‘Don’t believe there’s any need to change’: Mirrabooka delivers negative 10.8% portfolio return
The news: Australian Financial Investment Corporation’s (AFIC) small-to-mid cap listed fund Mirrabooka delivered negative portfolio returns of 10.8% amid market uncertainty and bets on embattled companies like Tuas, IDP Education and Corporate Travel Management.
However, capital gains pushed full year profit higher and facilitated a special dividend declaration.
The numbers: The annual portfolio return was below the Combined S&P/ASX Mid Cap 50 and Small Ordinaries Accumulation benchmark which returned 7.8% over the 12 months to 30 June 2026, including franking.

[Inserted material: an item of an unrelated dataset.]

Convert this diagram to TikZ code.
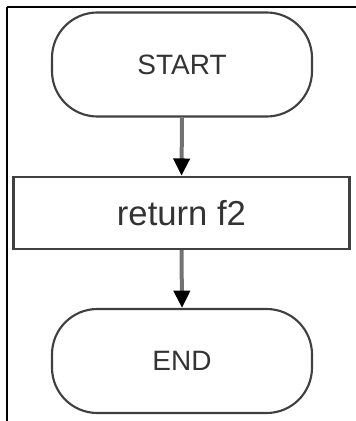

However, a number of dispersals meant that full year profit was up 63.6% to $13 million, up from $7.9 million in the previous financial year, including fully selling out of Lynas Rare Earths and Infomedia.
The fund also still managed to maintain its final dividend at 6.5 cents per share fully franked and a special dividend of 3 cents per share that will both be paid on 21 August.
This puts total dividends for the year at 14 cents per share, up from 11 cents in the previous year.
The context: Assistant AFIC portfolio manager Stuart Low told Capital Brief that despite the underperformance, he remains pleased with the fund’s “longer term performance since inception” 27-years ago. It has an overall return of 11.6% per annum.
As such, he said “of course, when you have poor years, you reflect upon what you could do better. But we don’t believe there’s any need to change”.
“We’re not going to be sort of piling into resources at what we think is potentially close to the top of the cycle. We’ll continue to just look for good small and mid-cap companies that we think can grow and endure for many years,” Low said.
One of the company’s bets that have gone awry is Tuas. Mirrabooka invested in the stock earlier in the financial year partly on the hopes that its subsidiary Simba’s acquisition of M1 in Singapore would be a “highly synergistic acquisition”. The deal ultimately collapsed and the stock is now down 56.3% over the last 12 months.
Mirrabooka also sold out of IDP Education, down 40.5% over the last 12 months, as its faces regulatory headwinds and made an off-market sale of its holdings in Corporate Travel “at a significant loss”.
It also sold out of PEXA earlier this year shortly after the publication of a regulatory proposal that would slash the company’s Australian revenue by 20%.
What they said: “We’ve obviously been through tough markets before and over the long term, we still generate very good returns to shareholders, both in terms of capital growth and dividends,” Low said.
“We still believe the portfolio remains well positioned to deliver attractive long-term returns on income for shareholders. Mirrabooka is a long-term investor in this sort of sector of the markets, whatever we do you have to bear that in mind in terms of the way we run the portfolio”.